Da un lato le critiche di Europa e Stati Uniti alle colonie, dall’altro il sostegno delle potenze economiche emergenti Cina, India e Brasile allo Stato Palestinese. Sono giorni molto difficili per Israele, sempre più isolata dal punto di vista internazionale, che ormai sembra preparata a subire uno schiaffo morale alle Nazioni Unite. Infatti venerdì mattina (verso le 10, ora americana) il Consiglio di Sicurezza si riunisce per una prima discussione sulla domanda presentata dai Palestinesi, che chiedono di essere riconosciuti come Paese membro dell’Onu e, dunque, come nazione indipendente.
Per ottenere questo status, la Palestina deve ottenere due cose: una maggioranza di nove seggi su 15, ed evitare che uno dei membri permanenti ponga il veto. Il ministro degli Esteri palestinese Ryad al-Maliki ha dichiarato di avere ottenuto garanzia che otto membri sosterranno la causa palestinese: Cina, Russia, India, Brasile, Sud Africa (ovvero i cosiddetti Paesi BRICS), oltre a Libano, Nigeria e Gabon. Il che significa che serve un solo altro voto per ottenere la maggioranza assoluta.
Secondo quanto riportato dal quotidiano israeliano Haaretz, l’Autorità palestinese starebbe cercando di ottenere il sostegno della Bosnia o della Colombia ed è più probabile che sia il Paese europeo ad accogliere la richiesta, perché la Colombia è politicamente molto legata agli Stati Uniti. Che, con ogni probabilità, utilizzeranno il loro diritto di veto.
Tecnicamente potrebbero porre il veto anche le due nazioni europee che ricoprono i seggi permanenti, Francia e Gran Bretagna, ma è difficile che decidano di farlo: più probabilmente si limiteranno ad astenersi.
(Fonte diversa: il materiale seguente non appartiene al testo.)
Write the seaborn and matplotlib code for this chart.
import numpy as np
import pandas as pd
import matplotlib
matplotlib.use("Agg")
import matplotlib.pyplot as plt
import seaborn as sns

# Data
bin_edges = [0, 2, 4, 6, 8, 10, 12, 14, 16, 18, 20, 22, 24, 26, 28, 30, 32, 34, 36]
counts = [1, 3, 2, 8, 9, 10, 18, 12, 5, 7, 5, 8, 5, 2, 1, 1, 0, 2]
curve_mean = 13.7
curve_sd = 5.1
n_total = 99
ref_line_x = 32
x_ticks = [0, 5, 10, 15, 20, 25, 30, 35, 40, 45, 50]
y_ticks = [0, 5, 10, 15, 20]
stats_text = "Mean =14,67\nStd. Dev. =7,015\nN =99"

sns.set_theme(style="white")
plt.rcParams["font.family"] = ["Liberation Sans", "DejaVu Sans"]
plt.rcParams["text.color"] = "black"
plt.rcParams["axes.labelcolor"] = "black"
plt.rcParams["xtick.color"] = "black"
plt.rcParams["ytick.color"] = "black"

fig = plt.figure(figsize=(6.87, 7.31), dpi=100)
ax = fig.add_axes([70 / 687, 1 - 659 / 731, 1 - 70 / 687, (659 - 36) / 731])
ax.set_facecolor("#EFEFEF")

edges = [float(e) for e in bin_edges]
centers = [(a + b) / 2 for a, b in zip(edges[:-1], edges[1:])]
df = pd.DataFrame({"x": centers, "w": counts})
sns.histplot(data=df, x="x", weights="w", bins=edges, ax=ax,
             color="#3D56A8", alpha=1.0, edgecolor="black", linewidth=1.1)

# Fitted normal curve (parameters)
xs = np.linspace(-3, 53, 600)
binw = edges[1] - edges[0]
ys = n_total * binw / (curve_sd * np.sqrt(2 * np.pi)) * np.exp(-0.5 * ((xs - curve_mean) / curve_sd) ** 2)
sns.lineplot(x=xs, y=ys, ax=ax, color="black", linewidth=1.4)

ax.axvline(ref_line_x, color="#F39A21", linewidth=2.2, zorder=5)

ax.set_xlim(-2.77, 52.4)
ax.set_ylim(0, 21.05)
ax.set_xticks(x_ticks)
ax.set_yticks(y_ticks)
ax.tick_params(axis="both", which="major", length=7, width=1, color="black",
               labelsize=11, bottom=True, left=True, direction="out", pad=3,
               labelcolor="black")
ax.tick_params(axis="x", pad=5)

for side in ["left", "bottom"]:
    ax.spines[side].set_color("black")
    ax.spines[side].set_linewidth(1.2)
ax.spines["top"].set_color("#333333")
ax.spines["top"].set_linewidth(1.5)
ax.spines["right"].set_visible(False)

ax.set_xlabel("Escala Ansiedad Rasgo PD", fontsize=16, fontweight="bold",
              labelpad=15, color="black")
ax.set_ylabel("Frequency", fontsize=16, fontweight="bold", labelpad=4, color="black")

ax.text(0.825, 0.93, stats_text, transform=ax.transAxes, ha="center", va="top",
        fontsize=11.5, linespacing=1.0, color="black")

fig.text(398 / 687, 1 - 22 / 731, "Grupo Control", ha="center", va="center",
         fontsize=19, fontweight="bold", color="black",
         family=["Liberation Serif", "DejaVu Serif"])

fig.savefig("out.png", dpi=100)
Il ministro degli Esteri francese Alain Juppé aveva dichiarato la scorsa settimana, durante la riunione dell’Assemblea generale Onu, di opporsi alla creazione immediata e unilaterale di uno Stato palestinese ma aveva anche criticato un possibile veto presso il Consiglio di Sicurezza.
Dunque gli Stati Uniti sono l’unica speranza di Israele per evitare la creazione unilaterale di uno Stato Palestinese. Fortunatamente per Israele, Obama ha tutta l’intenzione di esercitare il suo diritto di veto, come ha detto chiaramente in un incontro con il presidente dell’Anp Abu Mazen: la posizione degli Stati Uniti è che l’Onu “non è la sede appropriata” e che uno Stato Palestinese dovrebbe essere creato attraverso il negoziato con Israele.
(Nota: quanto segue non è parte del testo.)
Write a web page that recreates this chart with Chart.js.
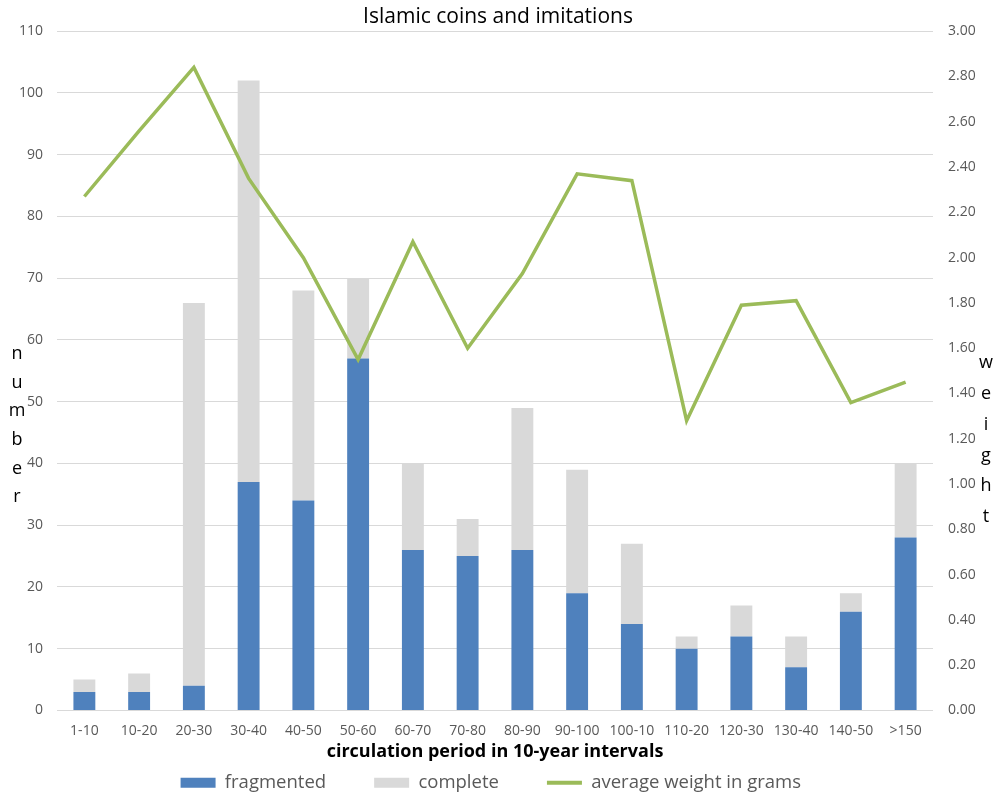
<!DOCTYPE html>
<html>
<head>
<meta charset="utf-8">
<title>Islamic coins and imitations</title>
<script src="https://cdn.jsdelivr.net/npm/chart.js@4/dist/chart.umd.min.js"></script>
<style>
  html, body { margin: 0; padding: 0; background: #fff; }
  #wrap { width: 996px; height: 796px; }
</style>
</head>
<body>
<div id="wrap"><canvas id="coinChart" width="996" height="796"></canvas></div>
<script>
// Chart data
const periods = ["1-10", "10-20", "20-30", "30-40", "40-50", "50-60", "60-70", "70-80",
  "80-90", "90-100", "100-10", "110-20", "120-30", "130-40", "140-50", ">150"];
const fragmented = [3, 3, 4, 37, 34, 57, 26, 25, 26, 19, 14, 10, 12, 7, 16, 28];
const complete = [2, 3, 62, 65, 34, 13, 14, 6, 23, 20, 13, 2, 5, 5, 3, 12];
const avgWeight = [2.27, 2.56, 2.84, 2.35, 2.00, 1.55, 2.07, 1.60, 1.93, 2.37, 2.34, 1.28, 1.79, 1.81, 1.36, 1.45];
const leftTitle = ["n", "u", "m", "b", "e", "r"];
const rightTitle = ["w", "e", "i", "g", "h", "t"];

const colors = {
  blue: "#4f81bd",
  gray: "#d9d9d9",
  green: "#9bbb59",
  grid: "#d9d9d9",
  tick: "#595959",
  text: "#000000",
};
const fontFamily = "'Open Sans', 'Noto Sans', sans-serif";

// trailing gap after each legend entry (Excel spreads them out more than Chart.js)
const legendGap = "          ";

// Stacked letters for the two vertical axis titles
const letterTitles = {
  id: "letterTitles",
  afterDraw(chart) {
    const ctx = chart.ctx;
    ctx.save();
    ctx.fillStyle = colors.text;
    ctx.font = "18px " + fontFamily;
    ctx.textAlign = "center";
    ctx.textBaseline = "middle";
    leftTitle.forEach((ch, i) => ctx.fillText(ch, 17, 354 + i * 28.6));
    rightTitle.forEach((ch, i) => ctx.fillText(ch, 986, 363 + i * 30.8));
    ctx.restore();
  },
};

const ctx = document.getElementById("coinChart");
new Chart(ctx, {
  data: {
    labels: periods,
    datasets: [
      {
        type: "bar",
        label: "fragmented",
        data: fragmented,
        backgroundColor: colors.blue,
        yAxisID: "y",
        stack: "coins",
        order: 1,
        barPercentage: 0.4,
        categoryPercentage: 1,
      },
      {
        type: "bar",
        label: "complete",
        data: complete,
        backgroundColor: colors.gray,
        yAxisID: "y",
        stack: "coins",
        order: 1,
        barPercentage: 0.4,
        categoryPercentage: 1,
      },
      {
        type: "line",
        label: "average weight in grams",
        data: avgWeight,
        borderColor: colors.green,
        backgroundColor: colors.green,
        borderWidth: 3.5,
        pointRadius: 0,
        tension: 0,
        yAxisID: "y1",
        order: 0,
      },
    ],
  },
  options: {
    responsive: false,
    animation: false,
    layout: { padding: { left: 0, right: 0, top: 0, bottom: -6 } },
    scales: {
      x: {
        stacked: true,
        grid: { display: false, drawTicks: false },
        border: { display: false },
        ticks: {
          color: colors.tick,
          font: { family: fontFamily, size: 14 },
          padding: 12,
          maxRotation: 0,
          autoSkip: false,
        },
        title: {
          display: true,
          text: "circulation period in 10-year intervals",
          color: colors.text,
          font: { family: fontFamily, size: 18, weight: "bold" },
          padding: { top: 0, bottom: 11 },
        },
        afterFit(scale) { scale.height = 63; },
      },
      y: {
        position: "left",
        stacked: true,
        min: 0,
        max: 110,
        ticks: {
          stepSize: 10,
          color: colors.tick,
          font: { family: fontFamily, size: 14 },
          padding: 14,
        },
        grid: { color: colors.grid, lineWidth: 1, drawTicks: false },
        border: { display: false },
        afterFit(scale) { scale.width = 57; },
      },
      y1: {
        position: "right",
        stacked: false,
        min: 0,
        max: 3,
        ticks: {
          stepSize: 0.2,
          color: colors.tick,
          font: { family: fontFamily, size: 14 },
          padding: 15,
          callback: (v) => Number(v).toFixed(2),
        },
        grid: { display: false, drawTicks: false },
        border: { display: false },
        afterFit(scale) { scale.width = 63; },
      },
    },
    plugins: {
      title: {
        display: true,
        text: "Islamic coins and imitations",
        color: colors.text,
        font: { family: fontFamily, size: 21, weight: "normal" },
        padding: { top: 4, bottom: 2 },
      },
      legend: {
        position: "bottom",
        labels: {
          color: colors.tick,
          font: { family: fontFamily, size: 18.5 },
          usePointStyle: true,
          pointStyleWidth: 35,
          boxHeight: 10,
          padding: 0,
          sort: (a, b) => a.datasetIndex - b.datasetIndex,
          generateLabels(chart) {
            const items = Chart.defaults.plugins.legend.labels.generateLabels(chart);
            return items.map((item) => {
              const ds = chart.data.datasets[item.datasetIndex];
              if (ds.type === "line") {
                item.pointStyle = "line";
                item.lineWidth = 4;
                item.strokeStyle = colors.green;
                item.text = item.text + "   ";
              } else {
                item.pointStyle = "rect";
                item.lineWidth = 0;
                item.text = item.text + legendGap;
              }
              return item;
            });
          },
        },
      },
      tooltip: { enabled: false },
    },
  },
  plugins: [letterTitles],
});
</script>
</body>
</html>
Il problema è che di negoziati nel prossimo futuro non se ne vedono. A infiammare la situazione, già tesa di per sé, è stato il recente annuncio da parte del governo israeliano dellacostruzione di 1.100 nuovi appartamenti a Gilo: si tratta di un quartiere che Israele consideraparte integrante di Gerusalemme Est ma che si trova al di là dei confini del 1967 e che dunque è una colonia secondo la comunità internazionale. Critiche arrivano dall’Europa, dagli Stati Uniti e, naturalmente, dalla Turchia, grande ex alleato in Medio Oriente che negli ultimi anni però si è trasformato nella guida dei Paesi arabi contro Israele.
L’Unione Europea e la Gran Bretagna hanno chiesto al primo ministro Benjamin Netanyahu di “rivedere la decisione”, il segretario di Stato Usa Hillary Clinton ha definito la costruzione di nuovi insediamenti “controproduttiva” e il ministro degli Esteri turco Ahmet Davutoglu ha detto che “solleva dubbi sulla reale disponibilità da parte di Israele di riprendere i negoziati”.
Il governo di Netanyahu insomma sembra riuscito a irritare tutti. Resta da chiedersi allora perché Stati Uniti e, in misura minore, l’Europa siano determinati a schierarsi dalla parte di Israele durante la riunione del Consiglio di Sicurezza. Infatti, con ogni probabilità, fermare la creazione di uno Stato Palestinese porterà a un’ondata di malcontento nei Paesi arabi.
Ma la creazione di uno Stato Palestinese fantoccio, una nazione proclamata indipendente mentre ancora è divisa in due – da un lato la Cisgiordania governata da Abu Mazen, dall’altro Gaza in mano ad Hamas – e di fatto occupata militarmente da Israele: tutto questo provocherebbe, nel medio termine, reazioni ancora più devastanti. Nella migliore delle ipotesi, una Terza Intifada.
Come ha scritto di recente un giornalista americano: “La richiesta dei palestinesi è comprensibile, ma poco saggia. Obama può porre il veto e dormire bene la notte”.